Singular jets from the collapse of craters at a pool surface

The collapse of drop-impact craters can generate a fast singular jet from a dimple which forms at its bottom. A finite-time singularity in the bottom curvature of the crater has in the past been considered as the cause of this singular jet. Self-similar capillary-inertial solutions predict that the radius of the cavity will collapse with time, as $R$ to $t$ of the power 2/3. However, Thoroddsen et al.[1] used a high-speed camera to demonstrate that the final collapse has a power-law closer to a purely inertial collapse, with $R$ to $t$ of the power 1/2. They also observed no curvature singularity. Herein, we use two synchronized high-speed cameras to study the dimple collapse, at even higher time resolution.
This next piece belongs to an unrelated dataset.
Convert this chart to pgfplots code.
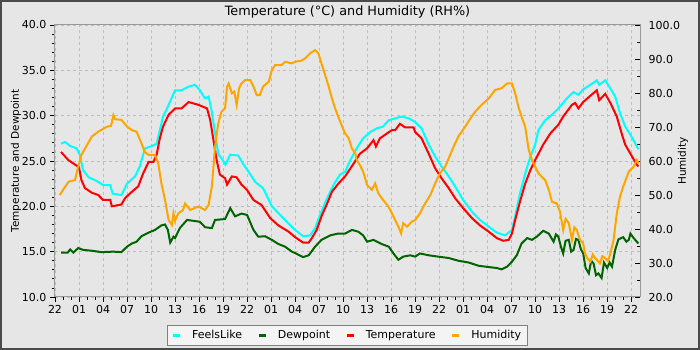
\documentclass[border=0pt]{standalone}
\usepackage{pgfplots}
\pgfplotsset{compat=1.18}
\usepackage{pgfplotstable}
\usepackage{fontspec}
\setmainfont{DejaVu Sans}

\definecolor{bgGray}{HTML}{E6E6E6}
\definecolor{frameDark}{HTML}{4A4A4A}
\definecolor{gridGray}{HTML}{BDBDBD}
\definecolor{axisGray}{HTML}{999999}
\definecolor{feels}{HTML}{00FFFF}
\definecolor{dew}{HTML}{006400}
\definecolor{temp}{HTML}{FF0000}
\definecolor{hum}{HTML}{FFA500}
\definecolor{legendBg}{HTML}{F4F4F4}

% hours since 22:00 on the first day
\pgfplotstableread{
h v
0.75 26.0
1.67 25.1
3.0 24.3
3.3 22.9
3.75 22.0
4.6 21.5
5.4 21.25
6.0 20.7
6.9 20.7
7.1 20.0
8.3 20.2
8.75 20.9
9.6 21.6
10.4 22.2
11.0 23.6
11.7 24.9
12.3 24.9
12.7 25.7
13.1 27.5
13.5 28.8
14.2 30.1
15.0 30.8
15.8 30.8
16.7 31.5
17.9 31.2
19.0 30.8
19.4 29.5
19.8 27.3
20.2 25.1
20.6 23.5
21.25 23.1
21.5 22.4
22.1 23.3
22.7 23.2
23.3 22.4
24.0 21.8
24.8 20.7
25.8 20.15
26.9 18.7
27.9 17.9
29.2 17.2
30.0 16.6
31.0 16.0
31.7 16.0
32.1 16.5
32.7 17.4
33.3 18.9
34.0 20.3
34.6 21.6
35.4 22.5
36.25 23.3
37.3 24.7
38.1 25.8
39.0 26.4
39.8 27.3
40.1 26.6
40.6 27.5
41.5 28.05
42.1 28.4
42.5 28.4
43.1 29.1
43.75 28.7
44.8 28.7
45.0 28.2
45.8 27.5
46.7 25.8
47.5 24.2
48.3 23.1
49.2 22.0
50.0 20.9
51.0 19.8
52.1 18.7
53.1 17.9
54.2 17.2
55.2 16.5
56.0 16.2
56.7 16.3
57.1 17.0
57.5 18.5
58.1 20.5
58.75 22.5
59.4 24.0
60.0 25.1
61.0 26.8
61.9 28.05
62.9 29.0
63.5 29.9
64.6 31.2
65.0 31.4
65.4 30.8
66.0 31.5
66.9 32.2
67.7 32.8
68.0 31.7
68.75 32.4
69.4 31.4
70.2 29.9
70.8 28.05
71.25 26.8
72.1 25.5
72.7 24.6
72.9 24.4
}\temperature

\pgfplotstableread{
h v
0.75 26.9
1.25 27.1
1.9 26.65
2.7 26.4
3.1 25.7
3.5 24.0
4.2 23.2
5.2 22.8
6.0 22.35
6.9 22.35
7.2 21.4
8.3 21.25
9.0 22.5
10.0 23.3
10.6 24.4
11.25 26.4
12.1 26.65
12.7 26.9
13.1 28.4
13.5 29.9
14.0 30.8
15.0 32.8
15.8 32.8
16.7 33.2
17.5 33.4
18.1 32.8
18.75 31.9
19.2 32.1
19.6 30.4
20.0 28.05
20.4 25.8
20.8 25.3
21.3 24.6
21.9 25.7
22.9 25.6
23.5 24.7
24.2 23.8
25.0 22.7
26.0 22.0
27.1 20.0
28.3 18.9
29.4 17.9
30.0 17.4
31.0 16.7
31.9 16.8
32.5 17.6
33.1 19.0
34.0 20.9
34.8 22.35
35.6 23.5
36.25 23.8
36.9 25.1
37.7 26.4
38.5 27.5
39.4 28.2
40.2 28.6
41.0 28.8
41.7 29.5
42.5 29.7
43.3 29.9
44.2 29.7
45.0 29.3
45.8 28.6
46.7 26.8
47.5 25.5
48.3 24.4
49.2 23.3
50.0 22.2
51.0 20.7
52.1 19.4
53.1 18.5
54.2 17.75
55.2 17.1
56.25 16.8
57.1 17.4
57.5 18.9
58.1 21.4
58.75 23.6
59.4 25.5
60.0 26.8
60.4 28.4
61.25 29.5
62.1 30.1
62.9 30.8
63.75 31.7
64.4 32.3
64.8 32.6
65.4 32.3
66.0 32.9
66.9 33.4
67.7 33.9
68.0 33.4
68.75 33.9
69.4 33.0
70.0 32.1
70.6 30.3
71.25 28.8
71.9 27.9
72.5 26.95
72.9 26.3
}\feelslike

\pgfplotstableread{
h v
0.75 14.9
1.6 14.9
1.9 15.25
2.3 14.9
2.9 15.4
3.5 15.2
4.6 15.1
5.8 14.95
7.3 15.0
8.3 14.95
9.0 15.55
9.6 15.9
10.2 16.1
10.8 16.7
11.7 17.1
12.5 17.4
13.3 17.9
13.75 18.0
14.1 17.4
14.4 16.0
14.8 16.65
15.0 16.5
15.6 17.6
16.5 18.5
17.3 18.4
18.1 18.3
18.75 17.7
19.6 17.6
20.0 18.5
21.25 18.6
21.9 19.8
22.5 18.9
23.3 19.2
24.0 19.05
24.8 17.4
25.4 16.65
26.25 16.7
27.1 16.3
27.9 15.85
28.75 15.55
29.6 15.0
30.0 14.85
31.0 14.4
31.7 14.6
32.5 15.55
33.3 16.3
34.4 16.8
35.4 17.0
36.25 17.0
37.1 17.4
37.9 17.2
38.5 16.8
39.0 16.1
39.8 16.3
40.8 15.85
41.7 15.55
42.3 14.8
42.9 14.1
43.5 14.45
44.4 14.6
45.0 14.45
45.6 14.8
46.7 14.6
47.9 14.45
49.2 14.3
50.4 14.0
51.7 13.8
52.9 13.45
54.2 13.3
55.2 13.2
55.8 13.05
56.5 13.35
57.1 13.9
57.7 14.6
58.3 15.9
59.0 16.5
59.6 16.3
60.2 16.65
61.0 17.3
61.7 17.0
62.3 16.1
62.6 16.9
62.9 16.65
63.2 15.6
63.5 14.8
63.8 16.2
64.2 16.3
64.5 15.0
64.8 15.2
65.1 16.4
65.4 16.3
65.7 15.3
66.0 14.8
66.3 13.2
66.7 12.6
67.0 14.0
67.3 13.7
67.6 12.4
67.9 12.6
68.3 12.1
68.6 13.8
69.0 13.2
69.3 13.8
69.6 13.35
70.0 15.2
70.4 16.35
71.0 16.6
71.4 16.1
71.7 16.3
71.9 17.0
72.3 16.5
72.9 15.9
}\dewpoint

\pgfplotstableread{
h v
0.6 50.0
1.0 51.5
1.7 53.9
2.5 54.4
2.8 57.4
3.3 61.8
4.0 64.7
4.6 67.2
5.4 68.6
6.5 70.1
7.0 70.3
7.3 73.5
7.5 72.3
8.3 72.1
9.0 70.1
9.6 69.1
10.2 68.6
10.8 65.2
11.2 62.7
11.7 61.8
12.5 61.8
12.9 59.3
13.3 53.4
13.75 48.5
14.2 42.6
14.6 41.2
14.8 44.6
15.0 42.4
15.4 44.6
16.0 45.6
16.25 47.5
16.9 45.6
17.9 46.6
18.75 45.6
19.2 47.1
19.6 52.5
19.8 58.3
20.0 64.2
20.4 71.1
20.8 74.5
21.25 75.5
21.5 81.9
21.7 82.8
22.1 79.9
22.4 80.4
22.7 76.5
23.0 81.4
23.3 82.8
23.75 83.8
24.4 83.8
24.8 81.9
25.2 79.4
25.6 79.4
26.0 81.9
26.7 83.3
27.1 86.8
27.5 88.2
28.3 88.2
28.75 89.2
29.6 88.7
30.0 89.2
30.8 89.5
31.25 90.2
31.9 91.7
32.5 92.6
32.9 91.7
33.3 88.7
33.75 85.3
34.2 81.9
34.6 78.4
35.0 75.5
35.4 73.0
35.8 70.6
36.25 68.1
36.7 66.7
37.1 63.7
37.5 62.3
37.7 60.3
38.1 58.8
38.5 56.9
39.0 52.9
39.6 51.5
40.0 53.4
40.4 50.5
41.0 48.5
41.5 47.1
41.9 45.6
42.3 43.6
42.9 40.7
43.25 38.7
43.5 41.7
44.0 40.7
44.6 42.2
45.0 42.6
45.6 44.6
46.25 47.5
46.9 50.0
47.5 53.4
48.1 56.4
48.75 58.3
49.2 60.8
49.8 64.2
50.4 67.2
51.25 70.1
51.9 72.5
52.5 74.5
53.3 76.5
54.2 78.4
55.0 80.9
55.8 81.4
56.5 82.8
57.1 82.8
57.5 79.9
57.9 76.0
58.3 73.0
58.75 70.1
59.2 63.2
59.6 60.3
60.0 58.3
60.4 56.4
60.8 55.4
61.25 54.4
61.7 51.5
62.1 48.0
62.7 47.5
63.1 45.1
63.5 39.7
63.8 43.0
64.2 41.7
64.6 36.8
64.9 40.5
65.2 39.7
65.6 36.8
66.0 35.8
66.2 33.0
66.5 31.4
66.9 30.4
67.2 32.5
67.5 31.4
68.1 29.9
68.4 32.0
68.75 31.4
69.1 30.6
69.4 32.8
69.8 36.8
70.2 44.6
70.6 49.5
71.0 52.5
71.7 56.9
72.3 58.3
72.7 60.3
72.9 59.3
}\humidity

\pgfplotsset{
  chartbase/.style={
    scale only axis, width=585pt, height=272pt,
    xmin=0, xmax=73.1,
    major tick length=5pt, minor tick length=3pt,
    every tick/.style={black, line width=0.8pt},
    axis line style={axisGray, line width=1pt},
    tick label style={font=\fontsize{11}{13}\selectfont},
    label style={font=\fontsize{10.5}{12}\selectfont},
  },
}

\begin{document}
\begin{tikzpicture}
\path[use as bounding box] (-55pt,-53pt) rectangle (645pt,297pt);
\fill[bgGray] (-55pt,-53pt) rectangle (645pt,297pt);

\begin{axis}[
  chartbase,
  ymin=10, ymax=40,
  xtick={0,3,...,72},
  xticklabels={22,01,04,07,10,13,16,19,22,01,04,07,10,13,16,19,22,01,04,07,10,13,16,19,22},
  minor x tick num=2,
  ytick={10,15,20,25,30,35,40},
  minor y tick num=4,
  yticklabel={\pgfmathprintnumber[fixed,fixed zerofill,precision=1,assume math mode=true]{\tick}},
  xtick pos=bottom, ytick pos=left, tick align=outside,
  grid=major,
  major grid style={gridGray, dash pattern=on 3pt off 3pt, line width=0.8pt},
  ylabel={Temperature and Dewpoint},
  ylabel style={at={(axis description cs:-0.0667,0.5)}, anchor=center},
  title={Temperature (°C) and Humidity (RH\%)},
  title style={at={(axis description cs:0.5,1)}, anchor=center, yshift=7pt,
    font=\fontsize{12.8}{15}\selectfont},
]
\addplot[feels, line width=2pt] table[x=h, y=v] {\feelslike};
\addplot[dew, line width=2pt] table[x=h, y=v] {\dewpoint};
\addplot[temp, line width=2pt] table[x=h, y=v] {\temperature};
\end{axis}

\begin{axis}[
  chartbase,
  ymin=20, ymax=100,
  axis x line=none, axis y line*=right,
  ytick={20,30,...,100},
  minor y tick num=1,
  yticklabel={\pgfmathprintnumber[fixed,fixed zerofill,precision=1,assume math mode=true]{\tick}},
  yticklabel style={anchor=west, xshift=5pt},
  tick align=inside,
  ylabel={Humidity},
  ylabel style={at={(axis description cs:1.0735,0.5)}, anchor=center},
  legend columns=4,
  legend style={at={(axis description cs:0.5,0)}, anchor=north, yshift=-28pt,
    fill=legendBg, draw=gray, line width=0.8pt,
    font=\fontsize{11}{13}\selectfont,
    /tikz/every even column/.append style={column sep=13.5pt},
    inner xsep=4pt, inner ysep=3pt},
  legend image code/.code={%
    \draw[line width=2.5pt] (0pt,0pt) -- (7pt,0pt);
    \path[draw=none] (0pt,0pt) -- (17pt,0pt);},
]
\addlegendimage{feels}
\addlegendentry{FeelsLike}
\addlegendimage{dew}
\addlegendentry{Dewpoint}
\addlegendimage{temp}
\addlegendentry{Temperature}
\addplot[hum, line width=2pt] table[x=h, y=v] {\humidity};
\addlegendentry{Humidity}
\end{axis}

\draw[frameDark, line width=2.5pt] (-53.75pt,-51.75pt) rectangle (643.75pt,295.75pt);
\end{tikzpicture}
\end{document}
One is an ultra-fast camera, capable of up to 5 Mfps, which tracks the crater collapse. The second high-speed camera captures the corresponding speed of the singular jet, at up to 400 kfps. The experiment is performed inside a vacuum chamber to control the ambient pressure. The fastest velocity of singular jets is found to be around 130 m/s and occurs at reduced pressure without crater pinch-off. REFERENCES: 1. Thoroddsen S. T., Takehara K., Nguyen H. D. and Etoh T. G. `Singular jets during the collapse of drop-impact craters', Journal of Fluid Mechanics, 2018, 848, R3.